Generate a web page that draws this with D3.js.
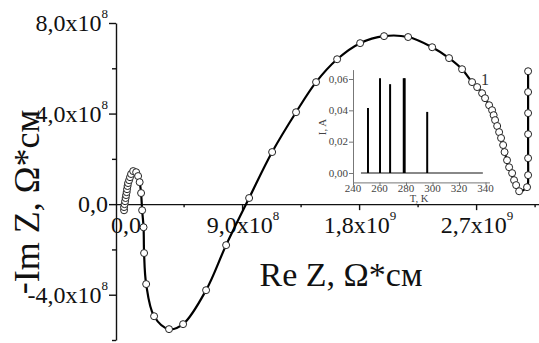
<!DOCTYPE html>
<html>
<head>
<meta charset="utf-8">
<script src="https://cdn.jsdelivr.net/npm/d3@7/dist/d3.min.js"></script>
<style>
  body { margin: 0; background: #fff; }
  svg { display: block; }
  text { font-family: "Liberation Serif", Tinos, "Times New Roman", Times, serif; }
</style>
</head>
<body>
<div id="chart"></div>
<script>
"use strict";

const serif = "'Liberation Serif', Tinos, 'Times New Roman', Times, serif";

// impedance hodograph, both components in units of 1e8 Ohm*cm
const reZ = [
  -0.08, -0.08, -0.04, 0.00, 0.04, 0.08, 0.12, 0.15, 0.19, 0.23, 0.31, 0.38, 0.46, 0.62,
  0.85, 1.00, 1.12, 1.23, 1.31, 1.42, 1.46, 1.62, 2.23, 3.38, 4.46, 6.23, 7.77, 9.54,
  11.31, 13.15, 14.69, 16.31, 18.08, 19.92, 21.77, 23.62, 24.92, 25.92, 26.69, 27.08,
  27.46, 27.69, 28.00, 28.23, 28.35, 28.46, 28.62, 28.77, 28.92, 29.08, 29.19, 29.38,
  29.54, 29.77, 29.92, 30.08, 30.31, 30.92, 31.00, 31.00, 31.00, 31.00, 31.00, 31.00
];
const negImZ = [
  -0.27, -0.13, 0.00, 0.13, 0.27, 0.40, 0.53, 0.66, 0.80, 0.93, 1.06, 1.19, 1.33, 1.46,
  1.41, 1.24, 0.97, 0.49, -0.27, -1.02, -2.16, -3.53, -4.95, -5.52, -5.30, -3.80, -1.81, 0.27,
  2.30, 4.06, 5.39, 6.40, 7.11, 7.42, 7.38, 6.93, 6.45, 5.96, 5.39, 5.17,
  4.90, 4.68, 4.37, 4.15, 3.93, 3.71, 3.45, 3.18, 2.92, 2.61, 2.30, 1.94,
  1.63, 1.37, 1.06, 0.84, 0.57, 0.75, 1.28, 2.03, 3.09, 4.02, 4.95, 5.87
];

const xMajorTicks = [0, 9, 18, 27];
const xMinorTicks = [4.5, 13.5, 22.5, 31.5];
const xTickLabels = [["0,0", ""], ["9,0x10", "8"], ["1,8x10", "9"], ["2,7x10", "9"]];
const yMajorTicks = [-4, 0, 4, 8];
const yMinorTicks = [-6, -2, 2, 6];
const yTickLabels = [["-4,0x10", "8"], ["0,0", ""], ["4,0x10", "8"], ["8,0x10", "8"]];

// inset: current vs temperature
const insetBaseT = [246, 338];
const peakT = [251.3, 260.4, 268.0, 278.3, 279.0, 296.0];
const peakI = [0.0415, 0.0605, 0.0567, 0.0605, 0.0605, 0.039];
const insetXTicks = [240, 260, 280, 300, 320, 340];
const insetYTicks = [0, 0.02, 0.04, 0.06];
const insetYLabels = ["0,00", "0,02", "0,04", "0,06"];

const width = 539, height = 343;

const svg = d3.select("#chart")
  .append("svg")
  .attr("width", width)
  .attr("height", height)
  .attr("font-family", serif);

svg.append("rect").attr("width", width).attr("height", height).attr("fill", "#fff");

const x = d3.scaleLinear().domain([-0.7, 32]).range([116, 116 + 32.7 * 13]);
const y = d3.scaleLinear().domain([-6, 8]).range([340, 23]);

// ---- main axes
const yAxis = svg.append("g").attr("transform", "translate(" + x(-0.7) + ",0)");
yAxis.call(d3.axisLeft(y).tickValues(yMajorTicks).tickSize(7).tickSizeOuter(0).tickFormat(""));
const yMinor = svg.append("g").attr("transform", "translate(" + x(-0.7) + ",0)");
yMinor.call(d3.axisLeft(y).tickValues(yMinorTicks).tickSize(4).tickSizeOuter(0).tickFormat(""));
yMinor.select(".domain").remove();

const xAxis = svg.append("g").attr("transform", "translate(0," + y(0) + ")");
xAxis.call(d3.axisBottom(x).tickValues(xMajorTicks).tickSize(6).tickSizeOuter(0).tickFormat(""));
const xMinor = svg.append("g").attr("transform", "translate(0," + y(0) + ")");
xMinor.call(d3.axisBottom(x).tickValues(xMinorTicks).tickSize(3).tickSizeOuter(0).tickFormat(""));
xMinor.select(".domain").remove();

svg.selectAll(".domain, .tick line")
  .attr("stroke", "#111")
  .attr("stroke-width", 1.4);

// tick labels with superscript powers
const yLab = svg.append("g").selectAll("text")
  .data(yMajorTicks)
  .join("text")
  .attr("x", 108)
  .attr("y", d => y(d) + 8)
  .attr("text-anchor", "end")
  .attr("font-family", serif)
  .attr("font-size", 24)
  .attr("fill", "#111");
yLab.append("tspan").text((d, i) => yTickLabels[i][0]);
yLab.append("tspan").attr("dy", -13).attr("font-size", 13).text((d, i) => yTickLabels[i][1]);

const xLab = svg.append("g").selectAll("text")
  .data(xMajorTicks)
  .join("text")
  .attr("x", d => x(d) + 1)
  .attr("y", 233)
  .attr("text-anchor", "middle")
  .attr("font-family", serif)
  .attr("font-size", 24)
  .attr("fill", "#111");
xLab.append("tspan").text((d, i) => xTickLabels[i][0]);
xLab.append("tspan").attr("dy", -13).attr("font-size", 13).text((d, i) => xTickLabels[i][1]);

// axis titles
svg.append("text")
  .attr("x", 341)
  .attr("y", 286)
  .attr("text-anchor", "middle")
  .attr("font-family", serif)
  .attr("font-size", 34)
  .attr("fill", "#111")
  .text("Re Z, \u03A9*\u0441\u043C");

const yTitle = svg.append("text")
  .attr("transform", "translate(39,202) rotate(-90)")
  .attr("text-anchor", "middle")
  .attr("font-family", serif)
  .attr("font-size", 36)
  .attr("fill", "#111");
yTitle.append("tspan").attr("dy", -5).text("-");
yTitle.append("tspan").attr("dy", 5).text("Im Z, \u03A9*\u0441\u043C");

// ---- curve + markers
const pts = reZ.map((v, i) => [v, negImZ[i]]);
const line = d3.line()
  .x(d => x(d[0]))
  .y(d => y(d[1]))
  .curve(d3.curveCatmullRom.alpha(0.5));

svg.append("path")
  .datum(pts)
  .attr("d", line)
  .attr("fill", "none")
  .attr("stroke", "#000")
  .attr("stroke-width", 2.2);

svg.append("g").selectAll("circle")
  .data(pts)
  .join("circle")
  .attr("cx", d => x(d[0]))
  .attr("cy", d => y(d[1]))
  .attr("r", 3.5)
  .attr("fill", "#fff")
  .attr("stroke", "#222")
  .attr("stroke-width", 1);

svg.append("text")
  .attr("x", 481)
  .attr("y", 85)
  .attr("font-family", "'Liberation Sans', Arial, sans-serif")
  .attr("font-size", 16)
  .attr("fill", "#333")
  .text("1");

// ---- inset
const ix = d3.scaleLinear().domain([240, 343]).range([353, 353 + 103 * 1.325]);
const iy = d3.scaleLinear().domain([-0.006, 0.066]).range([182.4, 69.6]);
const inset = svg.append("g").attr("font-family", serif);

const iyAxis = inset.append("g").attr("transform", "translate(" + ix(240) + ",0)");
iyAxis.call(d3.axisLeft(iy).tickValues(insetYTicks).tickSize(4).tickSizeOuter(0).tickFormat(""));
const ixAxis = inset.append("g").attr("transform", "translate(0," + iy(-0.006) + ")");
ixAxis.call(d3.axisBottom(ix).tickValues(insetXTicks).tickSize(3).tickSizeOuter(0).tickFormat(""));
inset.selectAll(".domain, .tick line")
  .attr("stroke", "#777")
  .attr("stroke-width", 1);

inset.append("g").selectAll("text")
  .data(insetYTicks)
  .join("text")
  .attr("x", 348)
  .attr("y", d => iy(d) + 3.5)
  .attr("text-anchor", "end")
  .attr("font-family", serif)
  .attr("font-size", 11)
  .attr("fill", "#444")
  .text((d, i) => insetYLabels[i]);

inset.append("g").selectAll("text")
  .data(insetXTicks)
  .join("text")
  .attr("x", d => ix(d))
  .attr("y", 192)
  .attr("text-anchor", "middle")
  .attr("font-family", serif)
  .attr("font-size", 11)
  .attr("fill", "#444")
  .text(d => d);

inset.append("text")
  .attr("x", 419)
  .attr("y", 202)
  .attr("text-anchor", "middle")
  .attr("font-family", serif)
  .attr("font-size", 10.5)
  .attr("fill", "#444")
  .text("T, K");

inset.append("text")
  .attr("transform", "translate(326,127) rotate(-90)")
  .attr("text-anchor", "middle")
  .attr("font-family", serif)
  .attr("font-size", 11)
  .attr("fill", "#444")
  .text("I, A");

inset.append("line")
  .attr("x1", ix(insetBaseT[0]))
  .attr("x2", ix(insetBaseT[1]))
  .attr("y1", iy(0))
  .attr("y2", iy(0))
  .attr("stroke", "#888")
  .attr("stroke-width", 2.2);

inset.append("g").selectAll("line")
  .data(peakT)
  .join("line")
  .attr("x1", d => ix(d))
  .attr("x2", d => ix(d))
  .attr("y1", iy(0))
  .attr("y2", (d, i) => iy(peakI[i]))
  .attr("stroke", "#000")
  .attr("stroke-width", 2);
</script>
</body>
</html>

• • • • • • •

» **GOAL**
Gather every line from the listing above in which "with" appears, and copy those lines.

» **ANSWER TO THIS PROBLEM**
Generate a web page that draws this with D3.js.
// tick labels with superscript powers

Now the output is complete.